The song is subtle, quiet with a bit of reverb in her voice (no falsetto!), a horn, a slow beat, FEELING. From the start it just connects. It’s an amazing song. I’m blown away by it, really, and it shows what she can do when she really does it. Or maybe it’s just me and Sean.

So this is my mixtape of teen heartthrobs and pop sensations sandwiched with hip-hop underground favorites Little Brother and one of hip-hop’s current faves, Vince Staples. Definitely a different mix this week. Hope you enjoy.

Monday Mixtape, Vol. 119

We got a rap Monday Mixtape for you because Vince Staples released one of the best rap albums of the year, FM!, Logic dropped a really good album/mixtape, YSIV, with one of the best Wu-Tang collabs I’ve ever heard (it has EVERYONE), and Action Bronson’s new album has some cool live jazz inspired tracks that I included.

LET US ALSO NOT FORGET ABOUT EARL SWEATHSHIRT. His brief cameo track on Staples’ album comes in at 23 seconds, but it is straight fire. What a beat, what a flow.

Enjoy the week and all the good rap, people!

Monday Mixtape, Vol. 80

A bunch of new bands to digest this week, including Cende, The Jungle Giants, Palace, and Japanese Breakfast. 

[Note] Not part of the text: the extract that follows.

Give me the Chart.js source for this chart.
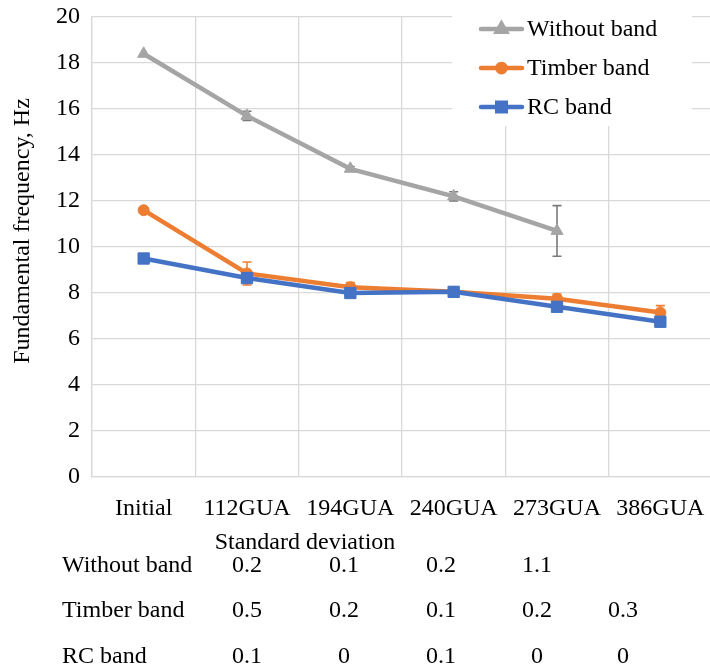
<!DOCTYPE html>
<html><head><meta charset="utf-8">
<script src="https://cdn.jsdelivr.net/npm/chart.js@4"></script>
<style>
html,body{margin:0;padding:0;background:#fff;overflow:hidden;}
#wrap{position:relative;width:710px;height:670px;overflow:hidden;}
#c{position:absolute;left:0;top:0;}
.t{position:absolute;font-family:"Liberation Serif","Times New Roman",serif;font-size:24px;color:#000;white-space:nowrap;line-height:1;transform:translateY(-50%);}
.v{transform:translate(-50%,-50%);}
</style></head><body>
<div id="wrap"><canvas id="c" width="721" height="670"></canvas><div id="tbl"></div></div>
<script>
const categories = ['Initial', '112GUA', '194GUA', '240GUA', '273GUA', '386GUA'];
const seriesNames = ['Without band', 'Timber band', 'RC band'];
const withoutBand = [18.4, 15.7, 13.4, 12.2, 10.7, null];
const timberBand = [11.6, 8.85, 8.25, 8.05, 7.75, 7.15];
const rcBand = [9.5, 8.65, 8.0, 8.05, 7.4, 6.75];
const sdWithout = [null, 0.2, 0.1, 0.2, 1.1, null];
const sdTimber = [null, 0.5, 0.2, 0.1, 0.2, 0.3];
const sdRC = [null, 0.1, 0, 0.1, 0, 0];
const yTickValues = [0, 2, 4, 6, 8, 10, 12, 14, 16, 18, 20];
const yTitle = 'Fundamental frequency, Hz';
const tableTitle = 'Standard deviation';

const FONT = '"Liberation Serif", "Times New Roman", serif';
const colors = ['#a5a5a5', '#ed7d31', '#4472c4'];
const errColors = ['#7a7a7a', '#ed7d31', '#4472c4'];
const styles = ['triangle', 'circle', 'rect'];
const radii = [7, 5.5, 8];
const values = [withoutBand, timberBand, rcBand];
const sds = [sdWithout, sdTimber, sdRC];

const errorBars = {
  id: 'errorBars',
  beforeDatasetDraw(chart, args) {
    const ds = chart.data.datasets[args.index];
    const sd = ds.sd;
    if (!sd) return;
    const ctx = chart.ctx, ys = chart.scales.y;
    ctx.save();
    ctx.strokeStyle = ds.errorColor;
    ctx.lineWidth = 1.6;
    args.meta.data.forEach((pt, i) => {
      const v = ds.data[i], s = sd[i];
      if (v == null || s == null || s === 0) return;
      const x = pt.x;
      const yt = ys.getPixelForValue(v + s), yb = ys.getPixelForValue(v - s);
      ctx.beginPath();
      ctx.moveTo(x, yt); ctx.lineTo(x, yb);
      ctx.moveTo(x - 4.5, yt); ctx.lineTo(x + 4.5, yt);
      ctx.moveTo(x - 4.5, yb); ctx.lineTo(x + 4.5, yb);
      ctx.stroke();
    });
    ctx.restore();
  }
};

const yAxisTitle = {
  id: 'yAxisTitle',
  afterDraw(chart) {
    const ctx = chart.ctx;
    ctx.save();
    ctx.translate(23, 231);
    ctx.rotate(-Math.PI / 2);
    ctx.fillStyle = '#000';
    ctx.font = '24px ' + FONT;
    ctx.textAlign = 'center';
    ctx.textBaseline = 'middle';
    ctx.fillText(yTitle, 0, 0);
    ctx.restore();
  }
};

const boxLegend = {
  id: 'boxLegend',
  afterDraw(chart) {
    const ctx = chart.ctx;
    ctx.save();
    ctx.fillStyle = '#ffffff';
    ctx.fillRect(452, 0, 240, 126);
    chart.data.datasets.forEach((ds, i) => {
      const y = 29 + i * 39;
      ctx.strokeStyle = ds.borderColor;
      ctx.lineWidth = 4.5;
      ctx.lineCap = 'round';
      ctx.beginPath(); ctx.moveTo(481, y); ctx.lineTo(522, y); ctx.stroke();
      ctx.fillStyle = ds.backgroundColor;
      ctx.strokeStyle = ds.borderColor;
      Chart.helpers.drawPoint(ctx, {pointStyle: ds.pointStyle, radius: ds.pointRadius * 0.75, rotation: 0, borderWidth: 1}, 501.5, y);
      ctx.fillStyle = '#000';
      ctx.font = '24px ' + FONT;
      ctx.textBaseline = 'middle';
      ctx.textAlign = 'left';
      ctx.fillText(ds.label, 527, y + 1);
    });
    ctx.restore();
  }
};

const datasets = seriesNames.map((name, i) => ({
  label: name,
  data: values[i],
  sd: sds[i],
  errorColor: errColors[i],
  borderColor: colors[i],
  backgroundColor: colors[i],
  borderWidth: 4.5,
  pointStyle: styles[i],
  pointRadius: radii[i],
  pointHoverRadius: radii[i],
  pointBorderWidth: 1,
  tension: 0,
  spanGaps: false,
  order: 3 - i
}));

new Chart(document.getElementById('c'), {
  type: 'line',
  data: {labels: categories, datasets},
  options: {
    responsive: false,
    animation: false,
    events: [],
    layout: {padding: {top: 17, left: 0, right: 0, bottom: 0}},
    plugins: {legend: {display: false}, tooltip: {enabled: false}},
    scales: {
      x: {
        offset: true,
        grid: {offset: true, color: '#d9d9d9', lineWidth: 1.3, drawTicks: false},
        border: {color: '#d9d9d9', width: 1.3},
        ticks: {color: '#000', font: {family: FONT, size: 24}, padding: 17, maxRotation: 0, autoSkip: false},
        afterFit(s) { s.height = 193; s.paddingLeft = 0; s.paddingRight = 0; }
      },
      y: {
        min: 0, max: 20,
        afterBuildTicks(s) { s.ticks = yTickValues.map(v => ({value: v})); },
        grid: {color: '#d9d9d9', lineWidth: 1.3, drawTicks: false},
        border: {color: '#d9d9d9', width: 1.3},
        ticks: {color: '#000', font: {family: FONT, size: 24}, padding: 12},
        title: {display: false},
        afterFit(s) { s.width = 92; s.paddingTop = 0; s.paddingBottom = 0; }
      }
    }
  },
  plugins: [errorBars, yAxisTitle, boxLegend]
});

// Standard deviation table (HTML text below the chart)
const tbl = document.getElementById('tbl');
function addText(txt, left, top, cls) {
  const d = document.createElement('div');
  d.className = 't' + (cls ? ' ' + cls : '');
  d.textContent = txt;
  d.style.left = left + 'px';
  d.style.top = top + 'px';
  tbl.appendChild(d);
}
addText(tableTitle, 305, 541, 'v');
const colCenters = [null, 247, 344, 441, 537, 623];
const rowCenters = [564, 609, 655];
seriesNames.forEach((name, r) => {
  addText(name, 62, rowCenters[r]);
  sds[r].forEach((s, c) => {
    if (s == null) return;
    addText(String(s), colCenters[c], rowCenters[r], 'v');
  });
});
</script>
</body></html>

Conde's debut album is really enjoyable yet I can't place exactly who or what they sound like. It's a little upbeat, a little punk-y, but no song from 2017 album is better than "What I Want," which actually reminds me a bit of Deerhunter with their amazing transition at 2:50 from the sweet vocals into an ass kicking of rock. Cool song!

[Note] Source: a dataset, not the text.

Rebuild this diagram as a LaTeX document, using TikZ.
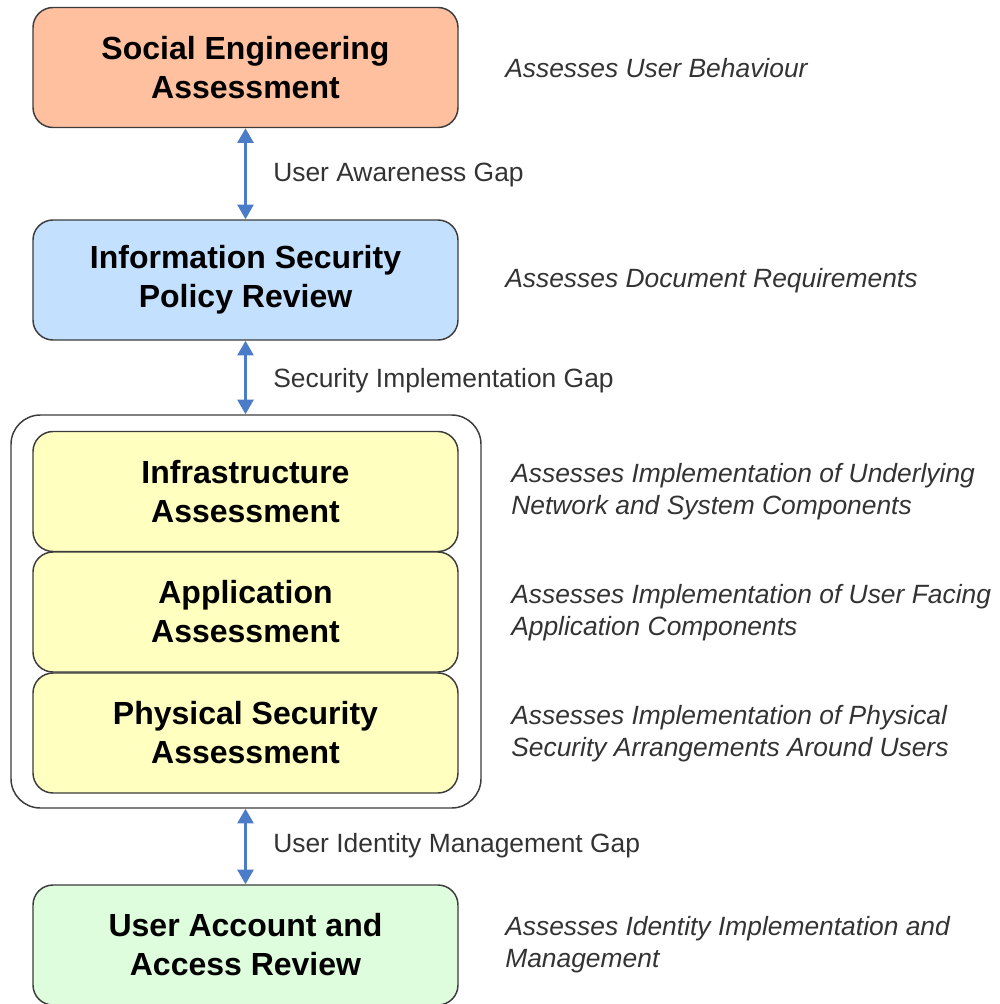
\documentclass[tikz,border=0pt]{standalone}
\usepackage{fontspec}
\setmainfont{Liberation Sans}
\usetikzlibrary{arrows.meta}
\definecolor{edgegray}{HTML}{3C3C3C}
\definecolor{salmon}{HTML}{FFC0A0}
\definecolor{skyfill}{HTML}{C4E0FF}
\definecolor{paleyellow}{HTML}{FFFFC0}
\definecolor{mintfill}{HTML}{DDFDDD}
\definecolor{arrowblue}{HTML}{4A7CC8}
\definecolor{txtgray}{HTML}{333333}
\tikzset{
  px/.style={x=0.75pt,y=-0.75pt},
  stagebox/.style={draw=edgegray, line width=1.1pt, rounded corners=15pt,
    minimum width=318.75pt, minimum height=90pt, align=center,
    font=\fontsize{24}{29.3}\selectfont\bfseries, text=black, inner sep=0pt},
  groupbox/.style={draw=edgegray, line width=1.1pt, rounded corners=22pt,
    minimum width=352.5pt, minimum height=294.75pt, inner sep=0pt},
  gaplabel/.style={anchor=west, font=\fontsize{19.8}{24}\selectfont, text=txtgray, inner sep=0pt},
  desc/.style={anchor=west, align=left, font=\fontsize{19.8}{24}\selectfont\itshape, text=txtgray, inner sep=0pt},
  gaparrow/.style={draw=arrowblue, line width=2pt,
    {Triangle[width=12pt,length=11pt]}-{Triangle[width=12pt,length=11pt]}}
}
\begin{document}
\begin{tikzpicture}[px]
\useasboundingbox (0,0) rectangle (1000,1004);

% outer frame around the implementation assessments
\node[groupbox] (grp) at (246,611.5) {};

% assessment stages
\node[stagebox, fill=salmon] (se) at (245.5,67.5) {Social Engineering\\Assessment};
\node[stagebox, fill=skyfill] (isp) at (245.5,280) {Information Security\\Policy Review};
\node[stagebox, fill=paleyellow] (infra) at (245.5,491.5) {Infrastructure\\Assessment};
\node[stagebox, fill=paleyellow] (app) at (245.5,612) {Application\\Assessment};
\node[stagebox, fill=paleyellow] (phys) at (245.5,733) {Physical Security\\Assessment};
\node[stagebox, fill=mintfill] (uar) at (245.5,945) {User Account and\\Access Review};

% gaps between stages
\draw[gaparrow] (se.south) -- (isp.north);
\draw[gaparrow] (isp.south) -- (isp.south |- grp.north);
\draw[gaparrow] (uar.north |- grp.south) -- (uar.north);

\node[gaplabel] (g1) at (273,175) {User Awareness Gap};
\node[gaplabel] (g2) at (273,381) {Security Implementation Gap};
\node[gaplabel] (g3) at (273,846) {User Identity Management Gap};

% descriptions
\node[desc] (d1) at (505,68) {Assesses User Behaviour};
\node[desc] (d2) at (505,281) {Assesses Document Requirements};
\node[desc] (d3) at (511,492) {Assesses Implementation of Underlying\\Network and System Components};
\node[desc] (d4) at (511,613) {Assesses Implementation of User Facing\\Application Components};
\node[desc] (d5) at (511,734) {Assesses Implementation of Physical\\Security Arrangements Around Users};
\node[desc] (d6) at (505,945) {Assesses Identity Implementation and\\Management};
\end{tikzpicture}
\end{document}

"Quiet Ferocity" is a contender for one of my favorite songs of the year. It's certainly got some LCD Soundsystem in it (and the rest of the album sounds a bit Glass Animals a bit Foster the People - who by the way, just released their third album which I need to give more time and listens and will report back!), a bit of The Maccabees, but I love the rhythms, electronics, and this dude's falsetto. 

Vince Staples continues to carry rap in cool and unique directions with his new, critically acclaimed album. "Big Fish" is certainly the catchiest song (or maybe "BagBak") so that had to be included, but this is an album to really dissect, which "745" is a testament to with its trance-like bass line and starstruck piano. 

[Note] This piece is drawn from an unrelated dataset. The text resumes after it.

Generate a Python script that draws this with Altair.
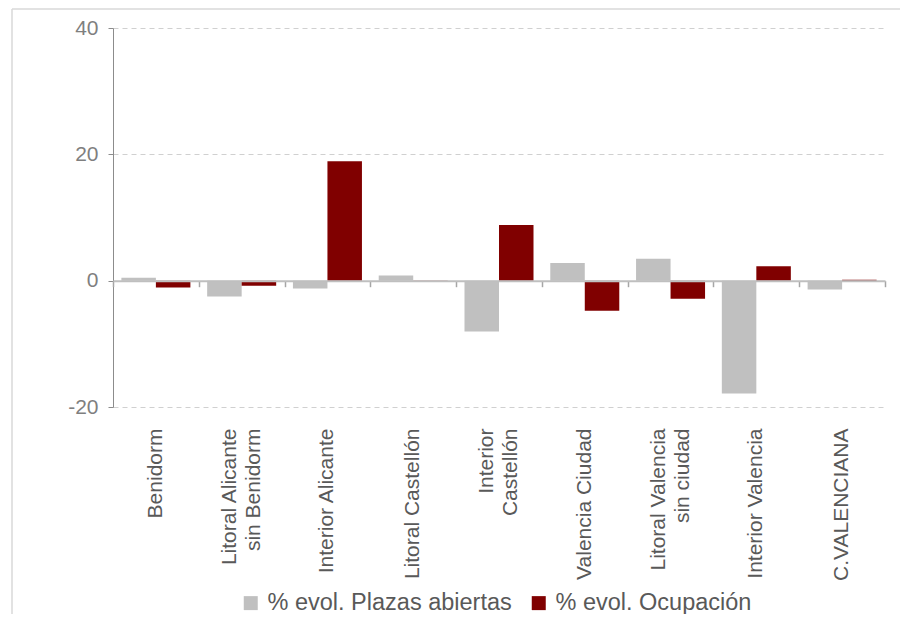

Pretty damn disappointed in Cousin Stizz's new album, but "Doubted Me" caught me on my first listen. 

I definitely need to listen to Palace more - this is the only song I've heard by them - because they have a really cool chill rhythmic sound, and I LOVE the lead singer's voice.

I wasn't big on Japanese Breakfast's first album despite the love she got on the interwebs, but her second album is a great album front to back. If you like these tracks, give it a try!

Onwards and upwards. 

Monday Mixtape, Vol. 72

It's midnight, so I should probably get to sleep shortly. But first, be entranced by Leif Vollebekk, a singer/songwriter I just discovered that most clearly sounds like Ryan Adams, but "Elegy" gives him raspier vocals that hint of Angus Stone. This is a great album that I thoroughly recommend. 

Speaking of albums I thoroughly recommend, if you haven't listened to Drake's new album then what have you been doing? "Passionfruit" is one of my front-runners for song of the year, and "Portland" sounds like Drake got into the new Zelda game because there's some serious ocarinas blowing in that song. 

It's somewhat confounding that Local Natives have released two tracks in the aftermath of their mildly disappointing (or just not astounding or the album most huge fans were hoping for) third album that are better than most of the songs on the third album! This track brings an orchestra into the fry and Taylor's vocals actually sounding good again (instead of ridiculously whiny)

So the Gorillaz have a new album coming out. Their song with Vince Staples is sick and this song with D.R.A.M. is even better. Can't wait for this album in its entirety. 

Finally, Laura Marling's album is a great jaunt through the leafy woods. She's got that folksy Wes Anderson movie-like sound. I dig it.  

That's it. Past midnight, I'm spent!